I had seen him like this many times but suddenly I felt a chill go down my spine. Why did the dark hole in his cloak where his face should have been fill me with dread? Why did the whispery voice twist my stomach in knots instead of giving me comfort?
“Indeed, yes, all is in readiness,” the oily voice assured him. “And the bite was a good one—his blood was sweet. I knew he would turn the moment I tasted it.”
I dragged my eyes from my boss and looked at the second man. He was tall and thin with pale skin and a lank curtain of hair that hid one of his eyes. I took a closer look and bit back a gasp. In the dim light of the burned out sanctuary, the man’s one visible eye glowed a malevolent yellow-brown. And when he parted his lips to speak, I saw the unmistakable glint of fangs. A vampire! And not just any vampire—it was the leech that had bitten Michael in the ER in the first place. Why was The Monsignor talking to him instead of staking his ass to the floor?

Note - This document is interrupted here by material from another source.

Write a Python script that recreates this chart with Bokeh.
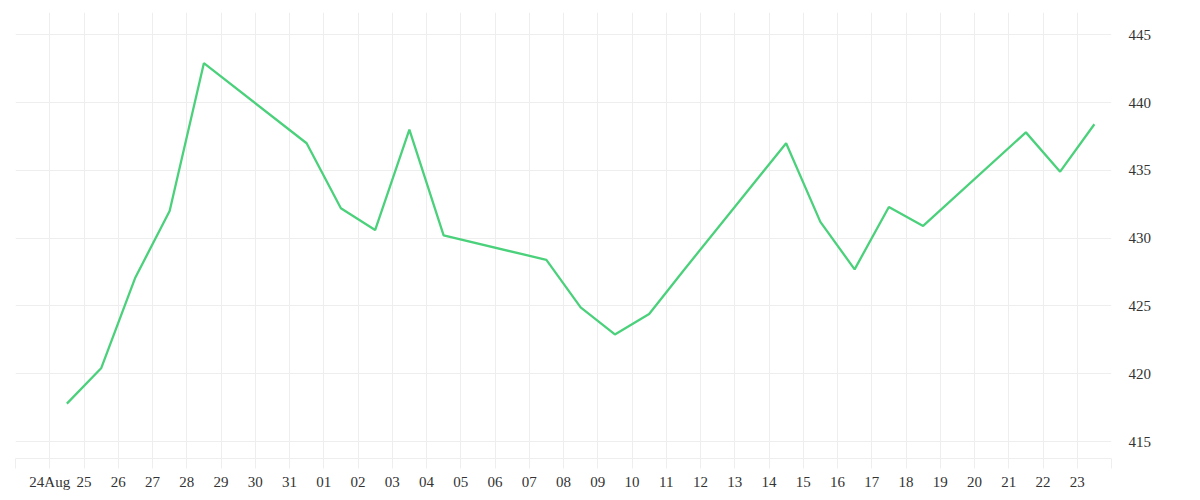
import pandas as pd
from bokeh.plotting import figure
from bokeh.models import Range1d, FixedTicker, ColumnDataSource
from bokeh.embed import file_html
from bokeh.resources import INLINE

# ---- data ----
dates = [
    "2020-08-24", "2020-08-25", "2020-08-26", "2020-08-27", "2020-08-28",
    "2020-08-31", "2020-09-01", "2020-09-02", "2020-09-03", "2020-09-04",
    "2020-09-07", "2020-09-08", "2020-09-09", "2020-09-10", "2020-09-11",
    "2020-09-14", "2020-09-15", "2020-09-16", "2020-09-17", "2020-09-18",
    "2020-09-21", "2020-09-22", "2020-09-23",
]
values = [
    417.8, 420.4, 427.1, 432.0, 442.9,
    437.0, 432.2, 430.6, 438.0, 430.2,
    428.4, 424.9, 422.9, 424.4, 427.6,
    437.0, 431.2, 427.7, 432.3, 430.9,
    437.8, 434.9, 438.4,
]
tick_days = [d.strftime("%Y-%m-%d") for d in pd.date_range("2020-08-23", "2020-09-24", freq="D")]
tick_labels = ["", "24Aug", "25", "26", "27", "28", "29", "30", "31",
               "01", "02", "03", "04", "05", "06", "07", "08", "09", "10",
               "11", "12", "13", "14", "15", "16", "17", "18", "19", "20",
               "21", "22", "23", ""]
y_ticks = [415, 420, 425, 430, 435, 440, 445]

# ---- helpers ----
def ms(d):
    return int(pd.Timestamp(d).value // 10**6)

x = pd.to_datetime(dates) + pd.Timedelta(hours=12)
source = ColumnDataSource(dict(x=x, y=values))

tick_ms = [ms(d) for d in tick_days]

p = figure(
    width=1200, height=500,
    x_axis_type="datetime", y_axis_location="right",
    x_range=Range1d(start=tick_ms[0], end=tick_ms[-1]),
    y_range=Range1d(start=413.75, end=446.64),
    output_backend="svg", toolbar_location=None,
    min_border_left=15, min_border_right=89, min_border_top=12, min_border_bottom=42,
)
p.outline_line_color = None
p.background_fill_color = "white"
p.border_fill_color = "white"

grid_color = "#eeeeee"
font = "Liberation Serif"

xa = p.xaxis[0]
xa.ticker = FixedTicker(ticks=tick_ms)
xa.major_label_overrides = {t: lab for t, lab in zip(tick_ms, tick_labels)}
xa.axis_line_color = grid_color
xa.major_tick_line_color = grid_color
xa.major_tick_out = 10
xa.major_tick_in = 0
xa.minor_tick_line_color = None
xa.major_label_standoff = 5
xa.major_label_text_font = font
xa.major_label_text_font_size = "15px"
xa.major_label_text_color = "#333333"

ya = p.yaxis[0]
ya.ticker = FixedTicker(ticks=y_ticks)
ya.axis_line_color = None
ya.major_tick_line_color = None
ya.minor_tick_line_color = None
ya.major_tick_out = 0
ya.major_tick_in = 0
ya.major_label_standoff = 17
ya.major_label_text_font = font
ya.major_label_text_font_size = "15px"
ya.major_label_text_color = "#333333"

p.xgrid.grid_line_color = grid_color
p.ygrid.grid_line_color = grid_color

p.line("x", "y", source=source, line_color="#4bd17b", line_width=2.3)

open("out.html", "w").write(file_html(p, INLINE))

“Be certain that you do not harm him,” The Monsignor said. “He is of no use to me dead.”
“Do you really believe, my lord, that he might be the one of which the prophesy speaks?” The snake-like vamp rubbed his long, skinny hands together with a sound like dry scales rustling.
“We shall see.” The Monsignor sounded excited, almost…greedy. It was a tone I had never expected to hear in that whispery voice. “If the blood is right, and I believe that it is, he may be. Think, Jerome, the dawn of a whole new race. Moran is the key. His blood is the key.”

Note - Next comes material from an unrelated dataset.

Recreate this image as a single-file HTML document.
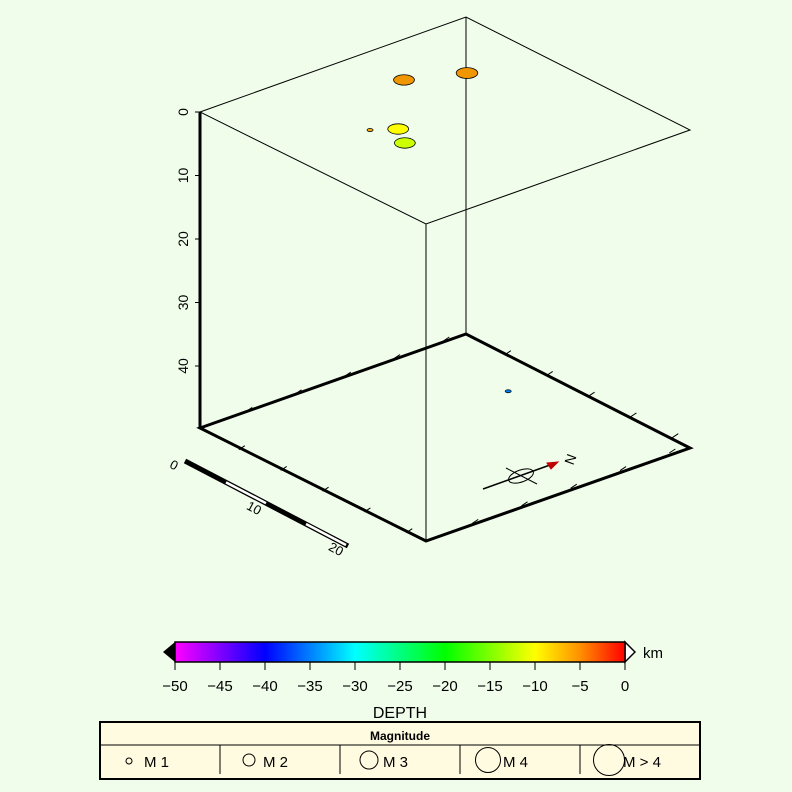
<!DOCTYPE html>
<html><head><meta charset="utf-8"><style>
html,body{margin:0;padding:0;background:#f0fdea;}
svg{display:block;font-family:"Liberation Sans",sans-serif;}
</style></head><body>
<svg id="chart" width="792" height="792" viewBox="0 0 792 792">
<rect width="792" height="792" fill="#f0fdea"/>
<g id="box" fill="none" stroke="#000">
  <polygon points="200,112 466,17 690,130 426,224" stroke-width="1"/>
  <line x1="466" y1="17" x2="466" y2="334" stroke-width="1"/>
  <line x1="426" y1="224" x2="426" y2="541" stroke-width="1"/>
  <line x1="200" y1="112" x2="200" y2="428" stroke-width="3"/>
  <polygon points="200,428 466,334 690,448 426,541" stroke-width="3"/>
</g>
<g id="ticks" stroke="#000" stroke-width="1"></g>
<g id="zaxis"></g>
<g>
  <line x1="185" y1="461" x2="348" y2="546" stroke="#000" stroke-width="5"/>
  <line x1="226" y1="482.4" x2="266" y2="503.2" stroke="#fff" stroke-width="2.5"/>
  <line x1="306" y1="524" x2="346" y2="545" stroke="#fff" stroke-width="2.5"/>
  <text x="172" y="469" font-size="13" transform="rotate(28 172 469)" text-anchor="middle">0</text>
  <text x="252" y="512" font-size="13" transform="rotate(28 252 512)" text-anchor="middle">10</text>
  <text x="334" y="553" font-size="13" transform="rotate(28 334 553)" text-anchor="middle">20</text>
</g>
<g stroke="#000" fill="none">
  <line x1="483" y1="489" x2="550" y2="465" stroke-width="1.5"/>
  <ellipse cx="521" cy="476" rx="13" ry="6" transform="rotate(-20 521 476)"/>
  <line x1="506" y1="468" x2="537" y2="484"/>
  <polygon points="547,463 558,462 551,469" fill="#c00000" stroke="#c00000"/>
  <text x="575" y="461" font-size="14" fill="#000" stroke="none" transform="rotate(-70 575 461)" text-anchor="middle">N</text>
</g>
<g id="events"></g>
<defs><linearGradient id="rainbow" x1="0" x2="1" y1="0" y2="0">
  <stop offset="0" stop-color="#ff00ff"/><stop offset="0.1" stop-color="#8000ff"/>
  <stop offset="0.2" stop-color="#0000ff"/><stop offset="0.4" stop-color="#00ffff"/>
  <stop offset="0.6" stop-color="#00ff00"/><stop offset="0.8" stop-color="#ffff00"/>
  <stop offset="0.9" stop-color="#ff9000"/><stop offset="1" stop-color="#ff0000"/>
</linearGradient></defs>
<g>
  <polygon points="175,642 163,652 175,662" fill="#000"/>
  <polygon points="625,642 635,652 625,662" fill="#fff" stroke="#000" stroke-width="1.5"/>
  <rect x="175" y="642" width="450" height="20" fill="url(#rainbow)" stroke="#000" stroke-width="1.5"/>
  <text x="643" y="658" font-size="15">km</text>
  <g id="cbticks"></g>
  <text x="400" y="718" font-size="16" text-anchor="middle">DEPTH</text>
</g>
<g>
  <rect x="100" y="722" width="600" height="57" fill="#fffbe0" stroke="#000" stroke-width="2"/>
  <line x1="100" y1="745" x2="700" y2="745" stroke="#000"/>
  <text x="400" y="740" font-size="12" font-weight="bold" text-anchor="middle">Magnitude</text>
  <g stroke="#000"><line x1="220" y1="745" x2="220" y2="774"/><line x1="340" y1="745" x2="340" y2="774"/><line x1="460" y1="745" x2="460" y2="774"/><line x1="580" y1="745" x2="580" y2="774"/></g>
  <g fill="none" stroke="#000">
    <circle cx="129" cy="761" r="3"/>
    <circle cx="249" cy="760" r="6"/>
    <circle cx="369" cy="760" r="9"/>
    <circle cx="488" cy="760" r="12.5"/>
    <circle cx="609" cy="760" r="15.5"/>
  </g>
  <g font-size="15">
    <text x="144" y="767">M 1</text>
    <text x="263" y="767">M 2</text>
    <text x="383" y="767">M 3</text>
    <text x="503" y="767">M 4</text>
    <text x="623" y="767">M &gt; 4</text>
  </g>
</g>
</svg>
<script>
// event data: fractional position along box axes (east, north), depth km, magnitude
const eventEast = [0.727, 0.895, 0.46, 0.638, 0.647, 0.422];
const eventNorth = [0.047, 0.128, 0.211, 0.126, 0.145, 0.867];
const eventDepth = [5, 5, 6, 10, 12, 35];
const eventMag = [2.6, 2.7, 1.0, 2.6, 2.6, 1.0];
const depthTicks = [0, 10, 20, 30, 40];
const cbTicks = [-50, -45, -40, -35, -30, -25, -20, -15, -10, -5, 0];

const NS = "http://www.w3.org/2000/svg";
const O = [200, 112], U = [266, -95], V = [226, 112], KM = 6.35;
function proj(e, n, d) { return [O[0] + e * U[0] + n * V[0], O[1] + e * U[1] + n * V[1] + d * KM]; }
function el(tag, attrs, parent) { const x = document.createElementNS(NS, tag); for (const k in attrs) x.setAttribute(k, attrs[k]); parent.appendChild(x); return x; }
const stops = [[-50,[255,0,255]],[-45,[128,0,255]],[-40,[0,0,255]],[-30,[0,255,255]],[-20,[0,255,0]],[-10,[255,255,0]],[-5,[240,150,0]],[0,[255,0,0]]];
function cmap(z) {
  z = Math.max(-50, Math.min(0, z));
  for (let i = 0; i < stops.length - 1; i++) {
    const a = stops[i], b = stops[i + 1];
    if (z >= a[0] && z <= b[0]) { const t = (z - a[0]) / (b[0] - a[0]); const c = a[1].map((v, j) => Math.round(v + (b[1][j] - v) * t)); return `rgb(${c.join(',')})`; }
  }
  return "red";
}
// depth axis
const za = document.getElementById('zaxis');
depthTicks.forEach(t => {
  const y = O[1] + t * KM;
  const l = el('line', { x1: 195, y1: y, x2: 200, y2: y, stroke: '#000' }, za);
  
  
  const tx = el('text', { x: 188, y: y, 'font-size': 14, 'text-anchor': 'middle', transform: `rotate(-90 188 ${y})` }, za);
  tx.textContent = t;
  
  
});
// floor ticks (short, pointing inward-up)
const tg = document.getElementById('ticks');
for (let i = 1; i < 6; i++) {
  const f = i / 5.4;
  [proj(f, 0, 49.6), proj(f, 1, 49.6), proj(0, f, 49.6), proj(1, f, 49.6)].forEach(p => {
    const l = el('line', { x1: p[0] - 3, y1: p[1] + 2, x2: p[0] + 3, y2: p[1] - 2 }, tg);
    
    
  });
}
// events
const eg = document.getElementById('events');
eventEast.forEach((e, i) => {
  const p = proj(e, eventNorth[i], eventDepth[i]);
  const r = eventMag[i] <= 1 ? 3 : 4 * eventMag[i];
  const c = el('ellipse', { cx: p[0], cy: p[1], rx: r, ry: r / 2, fill: cmap(-eventDepth[i]), stroke: '#000', 'stroke-width': 0.8 }, eg);
  
  
});
// colorbar ticks
const cb = document.getElementById('cbticks');
cbTicks.forEach(t => {
  const x = 175 + (t + 50) / 50 * 450;
  const l = el('line', { x1: x, y1: 662, x2: x, y2: 670, stroke: '#000' }, cb);
  
  
  const tx = el('text', { x: x, y: 691, 'font-size': 15, 'text-anchor': 'middle' }, cb);
  tx.textContent = t < 0 ? '\u2212' + (-t) : t;
  
  
});
</script>
</body></html>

“And what of the girl?” snake-vamp asked. “She wounded me most grievously, my lord, and I am not accustomed to such indignities.” He pulled back the lank curtain of hair, exposing a mass of healing scar tissue where the other eye should have been. Apparently the holy water I’d poured down his throat had inhibited the regeneration process. Or maybe it was the silver blade I’d planted in his brain. But it wasn’t the missing eye I was most concerned with.

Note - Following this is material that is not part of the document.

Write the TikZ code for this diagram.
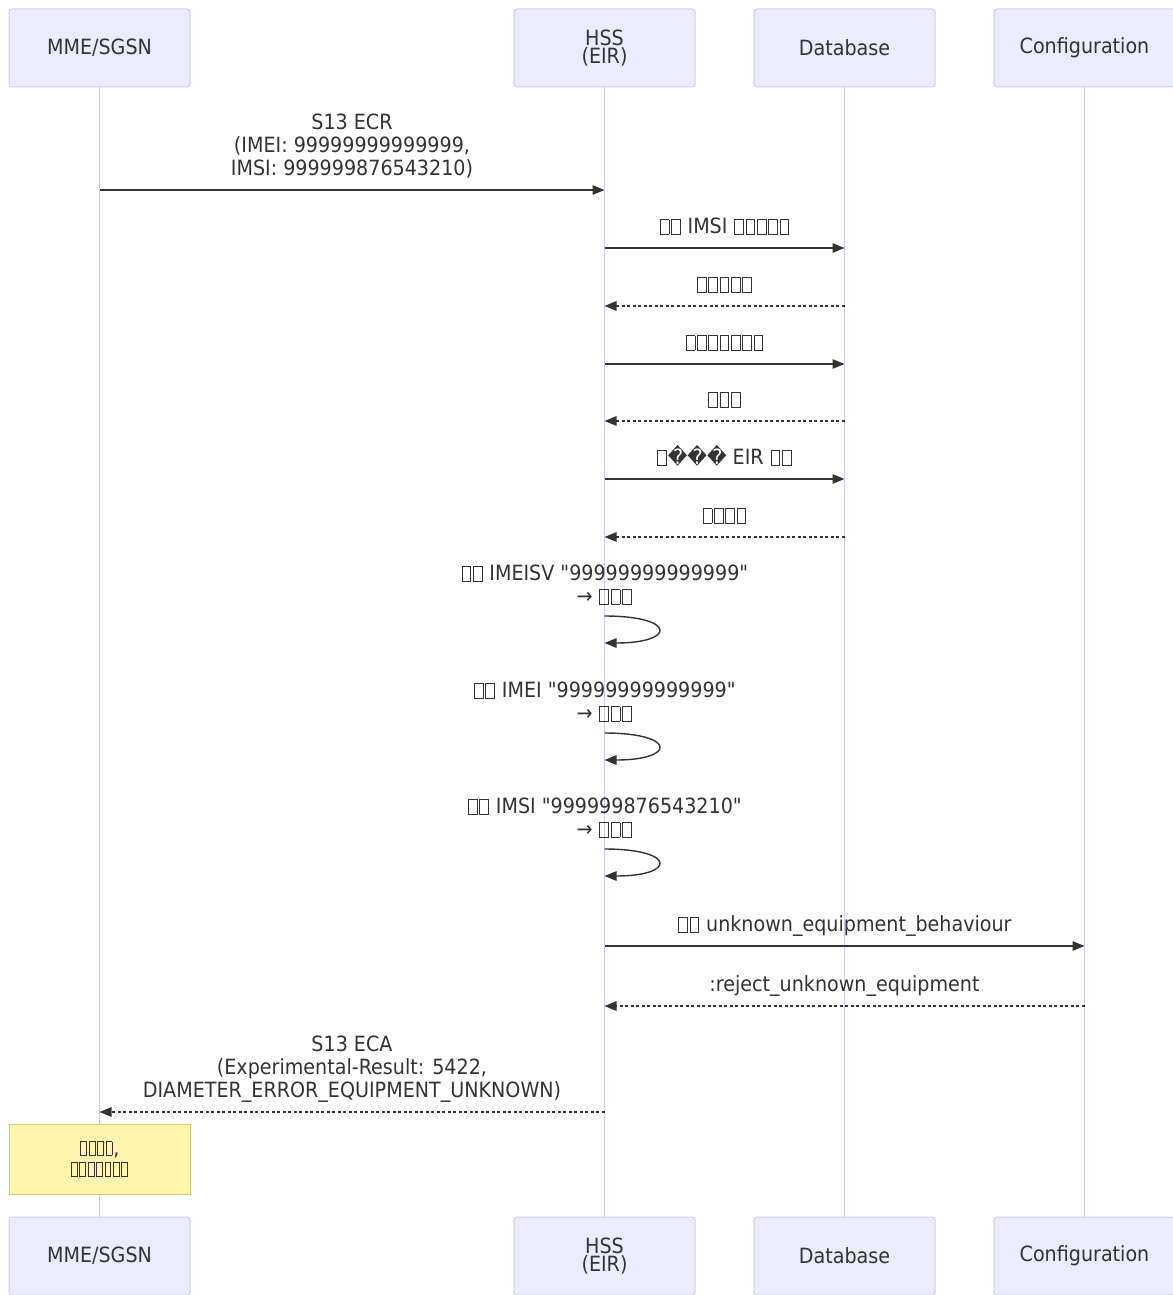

On the vamp’s high, narrow forehead was a round slick spot that looked like a black bubble of oil. But I knew this bubble would never pop. It was the oculare de autorita— what the vamps call the ‘eye of power’ or the ‘eye of authority.’ And only Elders had it. Damn—I had known there was something strange about the vamp that had bitten Michael. No doubt if I had been paying more attention to the vampire instead of to Michael, I would have noticed the aura of power around him that every Elder has. It’s like getting too close to a huge generator when you’re next to one of them—all the hair on your body wants to stand up at once and you can almost feel the current of darkness and evil coursing through them like electrical energy.
“The girl, my lord. I want her blood,” the Elder insisted.
“The girl?” I saw the red-clad shoulders shrug as The Monsignor considered what the Elder had said. What was he doing consorting with an Elder anyway? These were the very vamps he had sent me out to kill again and again. But my boss’s next words drove everything else out of my mind.
“She has served her purpose,” The Monsignor said. “And her blood is immune to the virus—she cannot be turned. Kill her.”